The committee was discussing House Bill 302, sponsored by Rep. Jim Whitaker, R-Fairbanks, which creates the Alaska Gas Corp. HB 302, Whitaker told the committee, differs from the initiative: it does not specify routing and it does not specify a project.
The initiative, he noted, specifies a North Slope to Valdez route and conversion of Alaska natural gas to liquefied natural gas.
“As we all know,” Whitaker said, “and this committee in particular, this is not the preferred alternative of many of the players in this issue.” Initiative versus HB 302 Commissioner Wilson Condon of the Department of Revenue told the committee that there are three major differences between HB 302 and the initiative and HB 410, introduced by Rep. Scott Ogan, R-Palmer, in House oil and gas in March.

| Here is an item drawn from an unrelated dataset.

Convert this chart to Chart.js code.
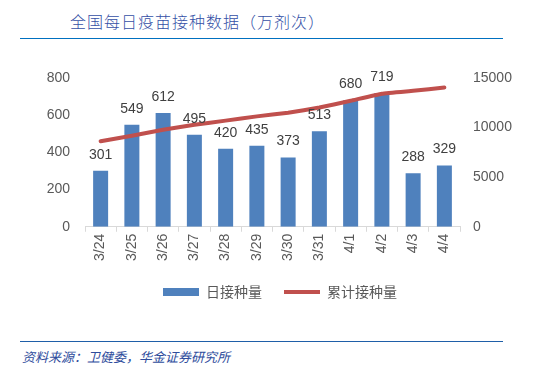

The initiative and HB 410, Condon said, “both restrict the activity of the organization they would establish to the promotion and development of a project that would take gas to Prince William Sound, turn it into LNG and market it somewhere.
“And Rep. Whitaker’s bill is available for whatever project will work best for taking North Slope gas to market.”
HB 302 has no target date; both HB 410 and the initiative have a 2007 target date for getting gas to market.
HB 302 assigns up-front feasibility study responsibility to the Joint Committee on Natural Gas Pipelines and the initiative and HB 410, Condon said, “put that responsibility on the Department of Revenue until a corporation’s actually set up and functioning…” And that 2007 market date, he said, “necessarily means you need to spend lots of money relatively soon in our judgment.” Legal challenge? Rep. Hugh Fate, R-Fairbanks, asked about the prospect of a legal challenge on the similarity of Whitaker’s bill to the initiative.
Chenoweth told the committee that he didn’t think any differences he’d identified — or that had been identified by Condon — “necessarily compel the conclusion that the two are not substantially the same.”
Chenoweth said he thought the lieutenant governor could find that the adoption of Whitaker’s bill, or one substantially similar to it, “is substantially the same as the initiative as presented and could displace the initiative from the November ballot” if enacted.
He said he recognized that there are differences in “the magnitude and the direction of the project” between Whitaker’s bill and the initiative.
“But I think that’s a function of time and the passage of time and of activity taking place outside of Alaska, particularly in the Congress.” Chenoweth said he thinks the Legislature has latitude in developing a bill “with an eye on the initiative.”
He said case law on the issue indicates that “if the subject matter is very technical, very large in size, then the Legislature has more latitude to shape legislation and have that legislation accepted as being substantially the same as the initiative…” What next? “My guess is that the authors of the initiative will challenge this is court,” Rep. Fred Dyson, R-Eagle River, told Chenoweth. How much delay could be caused if this were challenged in court? he asked. Chenoweth said that depending on how authors of the initiative present their arguments, the court would probably put a hold on the lieutenant governor’s decision. The initiative would go on the ballot and it would be sorted out later.
If the court eventually decided that the lieutenant governor’s decision to remove the initiative from the ballot was correct, the results would be set aside, he said.
“If they decide that there are points that she didn’t consider properly and that she should have allowed it to be on the ballot, the results would stand as certified.”